Con esa salvedad, la situación económica, y la del país en general, está ahora bastante más despejada que la que se encontraron los socialistas, y algunos de los problemas que hoy preocupan son en parte consecuencia de haberse superado otros más graves que les precedieron. El paro es, en buena medida, efecto de la modernización del aparato productivo, de la incorporación de la mujer al mercado laboral y de la recuperación de los dos millones de emigrantes españoles de los años sesenta y setenta. La elevada deuda es, en gran parte, consecuencia de la radical transformación del viejo Estado centralista en el actual Estado autonómico y del paralelo fortalecimiento del Estado de bienestar. Ambas cosas son caras, pero necesarias: basta contemplar los desastres de otros países con tensiones nacionalistas que han vivido en los últimos años procesos de transición sin ese doble colchón amortiguador. El gasto de protección social ha pasado de suponer el 18% del PIB en 1980 al 24% en la actualidad. Ese esfuerzo que los países desarrollados de Europa habían realizado a lo largo de 30 años ha tenido que realizarse aquí en la mitad de tiempo.
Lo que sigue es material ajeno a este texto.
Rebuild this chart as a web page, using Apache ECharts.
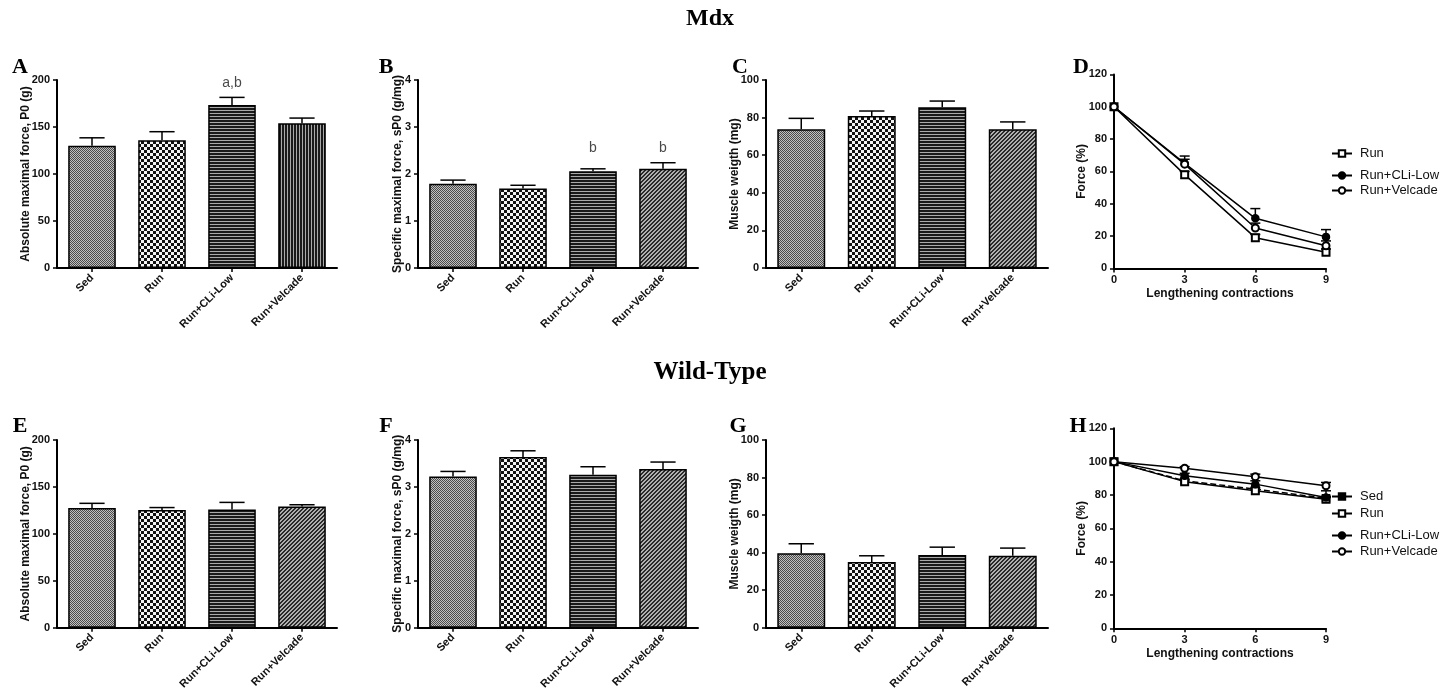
<!DOCTYPE html>
<html>
<head>
<meta charset="utf-8">
<script src="https://cdn.jsdelivr.net/npm/echarts@6/dist/echarts.min.js"></script>
<style>html,body{margin:0;padding:0;background:#fff}#c{width:1444px;height:692px}</style>
</head>
<body>
<div id="c"></div>
<script>
// ---------- DATA ----------
const categories = ['Sed', 'Run', 'Run+CLi-Low', 'Run+Velcade'];

const mdxAbsForce = [130, 136, 173.5, 154];
const mdxAbsForceErr = [8.5, 9, 8, 5.5];
const mdxSpecForce = [1.79, 1.69, 2.06, 2.11];
const mdxSpecForceErr = [0.08, 0.07, 0.05, 0.13];
const mdxWeight = [73.8, 80.9, 85.5, 73.8];
const mdxWeightErr = [5.8, 2.6, 3.3, 3.9];

const wtAbsForce = [127.5, 125.5, 126, 129];
const wtAbsForceErr = [5, 2.5, 7.5, 2];
const wtSpecForce = [3.22, 3.64, 3.26, 3.38];
const wtSpecForceErr = [0.11, 0.13, 0.17, 0.15];
const wtWeight = [39.7, 35, 38.7, 38.3];
const wtWeightErr = [5, 3.3, 4.2, 4.1];

const annotA = ['', '', 'a,b', ''];
const annotAY = 197;
const annotB = ['', '', 'b', 'b'];
const annotBY = 2.55;

const contractions = [0, 3, 6, 9];
const mdxRun = [100, 58, 19, 10];
const mdxRunErr = [0, 2, 2, 2];
const mdxCLi = [100, 65, 31, 19.5];
const mdxCLiErr = [0, 4.5, 6, 4.5];
const mdxVel = [100, 64.5, 25, 14];
const mdxVelErr = [0, 3, 3, 3];

const wtSed = [100, 88.5, 83.5, 78];
const wtSedErr = [0, 1, 1, 1];
const wtRun = [100, 88, 82.5, 77.5];
const wtRunErr = [0, 1, 1, 1];
const wtCLi = [100, 91.5, 86.5, 78.5];
const wtCLiErr = [0, 1.5, 2, 4];
const wtVel = [100, 96, 91, 85.5];
const wtVelErr = [0, 1, 1.5, 2];

// ---------- PATTERNS ----------
function makePattern(kind) {
  const c = document.createElement('canvas');
  let ctx;
  if (kind === 'dots') {
    c.width = 2; c.height = 2; ctx = c.getContext('2d');
    ctx.fillStyle = '#c0c0c0'; ctx.fillRect(0, 0, 2, 2);
    ctx.fillStyle = '#4a4a4a'; ctx.fillRect(0, 0, 1, 1); ctx.fillRect(1, 1, 1, 1);
  } else if (kind === 'check') {
    c.width = 6; c.height = 6; ctx = c.getContext('2d');
    ctx.fillStyle = '#f4f4f4'; ctx.fillRect(0, 0, 6, 6);
    ctx.fillStyle = '#111'; ctx.fillRect(0, 0, 3, 3); ctx.fillRect(3, 3, 3, 3);
  } else if (kind === 'hstripe') {
    c.width = 3; c.height = 3; ctx = c.getContext('2d');
    ctx.fillStyle = '#1a1a1a'; ctx.fillRect(0, 0, 3, 3);
    ctx.fillStyle = '#aaa'; ctx.fillRect(0, 2, 3, 1);
  } else if (kind === 'vstripe') {
    c.width = 3; c.height = 3; ctx = c.getContext('2d');
    ctx.fillStyle = '#1a1a1a'; ctx.fillRect(0, 0, 3, 3);
    ctx.fillStyle = '#aaa'; ctx.fillRect(2, 0, 1, 3);
  } else {
    c.width = 4; c.height = 4; ctx = c.getContext('2d');
    ctx.fillStyle = '#b0b0b0'; ctx.fillRect(0, 0, 4, 4);
    ctx.fillStyle = '#2a2a2a';
    for (let x = 0; x < 4; x++) for (let y = 0; y < 4; y++) {
      const s = (x + y) % 4; if (s === 2 || s === 3) ctx.fillRect(x, y, 1, 1);
    }
  }
  return { image: c, repeat: 'repeat' };
}
const patsA = ['dots', 'check', 'hstripe', 'vstripe'].map(makePattern);
const patsO = ['dots', 'check', 'hstripe', 'diag'].map(makePattern);

// ---------- LAYOUT ----------
const SANS = 'Liberation Sans, Arial, sans-serif';
const SERIF = 'Liberation Serif, Times New Roman, serif';
const grids = [
  { left: 57, top: 80, width: 280, height: 188 },
  { left: 418, top: 80, width: 280, height: 188 },
  { left: 766, top: 80, width: 282, height: 188 },
  { left: 1114, top: 74.4, width: 212, height: 194 },
  { left: 57, top: 440, width: 280, height: 188 },
  { left: 418, top: 440, width: 280, height: 188 },
  { left: 766, top: 440, width: 282, height: 188 },
  { left: 1114, top: 428.3, width: 212, height: 200 }
];

const axLine = { show: true, lineStyle: { color: '#000', width: 2 } };
const axTick = { show: true, length: 4, lineStyle: { color: '#000', width: 1.5 } };
const lblStyle = { color: '#111', fontFamily: SANS, fontWeight: 'bold', fontSize: 11 };

const xAxes = [], yAxes = [], series = [];

function barPanel(idx, means, errs, pats, yMax, yInt, yName, nameGap) {
  xAxes.push({
    type: 'category', gridIndex: idx, data: categories,
    axisLine: axLine, axisTick: Object.assign({ alignWithLabel: true }, axTick),
    axisLabel: Object.assign({ rotate: 45, margin: 8, interval: 0 }, lblStyle),
    splitLine: { show: false }
  });
  yAxes.push({
    type: 'value', gridIndex: idx, min: 0, max: yMax, interval: yInt,
    name: yName, nameLocation: 'middle', nameGap: nameGap, nameMoveOverlap: false,
    nameTextStyle: { color: '#111', fontFamily: SANS, fontWeight: 'bold', fontSize: 12 },
    axisLine: axLine, axisTick: axTick,
    axisLabel: Object.assign({ margin: 7 }, lblStyle),
    splitLine: { show: false }
  });
  series.push({
    type: 'bar', xAxisIndex: idx, yAxisIndex: idx, barWidth: '68%',
    data: means.map((m, j) => ({ value: m, itemStyle: { color: pats[j], borderColor: '#000', borderWidth: 1.5 } })),
    z: 2
  });
  series.push({
    type: 'custom', xAxisIndex: idx, yAxisIndex: idx, z: 3,
    data: means.map((m, j) => [j, m, m + errs[j]]),
    renderItem: function (params, api) {
      const x = api.value(0);
      const lo = api.coord([x, api.value(1)]);
      const hi = api.coord([x, api.value(2)]);
      const half = api.size([1, 0])[0] * 0.18;
      return {
        type: 'group', children: [
          { type: 'line', shape: { x1: lo[0], y1: lo[1], x2: hi[0], y2: hi[1] }, style: { stroke: '#000', lineWidth: 1.5 } },
          { type: 'line', shape: { x1: hi[0] - half, y1: hi[1], x2: hi[0] + half, y2: hi[1] }, style: { stroke: '#000', lineWidth: 1.5 } }
        ]
      };
    }
  });
}

function annot(idx, labels, yv) {
  series.push({
    type: 'scatter', xAxisIndex: idx, yAxisIndex: idx, symbolSize: 1, silent: true,
    itemStyle: { color: 'rgba(0,0,0,0)' },
    data: labels.map((t, j) => t ? {
      value: [j, yv],
      label: { show: true, formatter: t, position: 'inside', color: '#1a1a1a', fontFamily: SANS, fontSize: 14 }
    } : null).filter(Boolean)
  });
}

function linePanel(idx, yName, list) {
  xAxes.push({
    type: 'value', gridIndex: idx, min: 0, max: 9, interval: 3,
    name: 'Lengthening contractions', nameLocation: 'middle', nameGap: 19, nameMoveOverlap: false,
    nameTextStyle: { color: '#111', fontFamily: SANS, fontWeight: 'bold', fontSize: 12 },
    axisLine: axLine, axisTick: axTick,
    axisLabel: Object.assign({ margin: 6 }, lblStyle),
    splitLine: { show: false }
  });
  yAxes.push({
    type: 'value', gridIndex: idx, min: 0, max: 120, interval: 20,
    name: yName, nameLocation: 'middle', nameGap: 26, nameMoveOverlap: false,
    nameTextStyle: { color: '#111', fontFamily: SANS, fontWeight: 'bold', fontSize: 12 },
    axisLine: axLine, axisTick: axTick,
    axisLabel: Object.assign({ margin: 7 }, lblStyle),
    splitLine: { show: false }
  });
  list.forEach((s) => {
    series.push({
      type: 'line', name: s.name, xAxisIndex: idx, yAxisIndex: idx,
      data: contractions.map((x, j) => [x, s.v[j]]),
      symbol: s.sym, symbolSize: 7,
      lineStyle: { color: '#000', width: 1.5, type: s.dash ? 'dashed' : 'solid' },
      itemStyle: { color: '#000', borderColor: '#000', borderWidth: 1.5 },
      z: 4
    });
    series.push({
      type: 'custom', xAxisIndex: idx, yAxisIndex: idx, z: 3,
      data: contractions.map((x, j) => [x, s.v[j], s.v[j] + s.e[j]]).filter(d => d[2] > d[1]),
      renderItem: function (params, api) {
        const x = api.value(0);
        const lo = api.coord([x, api.value(1)]);
        const hi = api.coord([x, api.value(2)]);
        return {
          type: 'group', children: [
            { type: 'line', shape: { x1: lo[0], y1: lo[1], x2: hi[0], y2: hi[1] }, style: { stroke: '#000', lineWidth: 1.5 } },
            { type: 'line', shape: { x1: hi[0] - 5, y1: hi[1], x2: hi[0] + 5, y2: hi[1] }, style: { stroke: '#000', lineWidth: 1.5 } }
          ]
        };
      }
    });
  });
}

barPanel(0, mdxAbsForce, mdxAbsForceErr, patsA, 200, 50, 'Absolute maximal force, P0 (g)', 25);
barPanel(1, mdxSpecForce, mdxSpecForceErr, patsO, 4, 1, 'Specific maximal force, sP0 (g/mg)', 14);
barPanel(2, mdxWeight, mdxWeightErr, patsO, 100, 20, 'Muscle weigth (mg)', 25);
linePanel(3, 'Force (%)', [
  { name: 'Run', v: mdxRun, e: mdxRunErr, sym: 'emptyRect' },
  { name: 'Run+CLi-Low', v: mdxCLi, e: mdxCLiErr, sym: 'circle' },
  { name: 'Run+Velcade', v: mdxVel, e: mdxVelErr, sym: 'emptyCircle' }
]);
barPanel(4, wtAbsForce, wtAbsForceErr, patsO, 200, 50, 'Absolute maximal force, P0 (g)', 25);
barPanel(5, wtSpecForce, wtSpecForceErr, patsO, 4, 1, 'Specific maximal force, sP0 (g/mg)', 14);
barPanel(6, wtWeight, wtWeightErr, patsO, 100, 20, 'Muscle weigth (mg)', 25);
linePanel(7, 'Force (%)', [
  { name: 'Sed ', v: wtSed, e: wtSedErr, sym: 'rect', dash: true },
  { name: 'Run ', v: wtRun, e: wtRunErr, sym: 'emptyRect' },
  { name: 'Run+CLi-Low ', v: wtCLi, e: wtCLiErr, sym: 'circle' },
  { name: 'Run+Velcade ', v: wtVel, e: wtVelErr, sym: 'emptyCircle' }
]);
annot(0, annotA, annotAY);
annot(1, annotB, annotBY);

function leg(name, top) {
  return {
    data: [name], left: 1331, top: top, orient: 'vertical', itemWidth: 20, itemHeight: 8, itemGap: 0,
    selectedMode: false, padding: 0,
    textStyle: { color: '#111', fontFamily: SANS, fontSize: 13, padding: [0, 0, 0, 3] }
  };
}
const legends = [
  leg('Run', 147), leg('Run+CLi-Low', 169), leg('Run+Velcade', 184),
  leg('Sed ', 490), leg('Run ', 507), leg('Run+CLi-Low ', 529), leg('Run+Velcade ', 545)
];

function ttl(text, x, y, size) {
  return { text: text, left: x, top: y, textAlign: 'center', padding: 0,
    textStyle: { fontFamily: SERIF, fontWeight: 'bold', fontSize: size, color: '#000' } };
}
const titles = [
  ttl('Mdx', 710, 7, 24), ttl('Wild-Type', 710, 360, 25),
  ttl('A', 20, 56, 22), ttl('B', 386, 56, 22), ttl('C', 740, 56, 22), ttl('D', 1081, 56, 22),
  ttl('E', 20, 415, 22), ttl('F', 386, 415, 22), ttl('G', 738, 415, 22), ttl('H', 1078, 415, 22)
];

const chart = echarts.init(document.getElementById('c'), null, { renderer: 'canvas' });
chart.setOption({
  animation: false,
  backgroundColor: '#fff',
  title: titles,
  legend: legends,
  grid: grids,
  xAxis: xAxes,
  yAxis: yAxes,
  series: series
});
</script>
</body>
</html>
España no es ya la excepción europea, un país diferente por su atraso, su incultura y su inclinación a la tragedia. Incluso los problemas -el déficit público, la inserción de la juventud, el paro- son similares a los de los otros países europeos, con la probable excepción del terrorismo, nuestra herida más autóctona y a la que siempre irá unido el gravísimo error de la actuación de los GAL. La mayor paradoja consiste en que esa modernización del espacio físico, de la economía y de las costumbres sociales, que ha favorecido el asentamiento del sistema político democrático, coexiste con un cierto descrédito de la política y de los políticos por efecto de la lacra, de la corrupción; algo que nadie podía sospechar en 1982 y que ahora ha permitido a los conservadores llegar al Gobierno con la bandera de la honestidad en la mano: la misma que enarbolaban los socialistas hace 13 años. La diferencia es que los ciudadanos se han curado en estos años de cualquier ilusión ingenua sobre la naturaleza humana.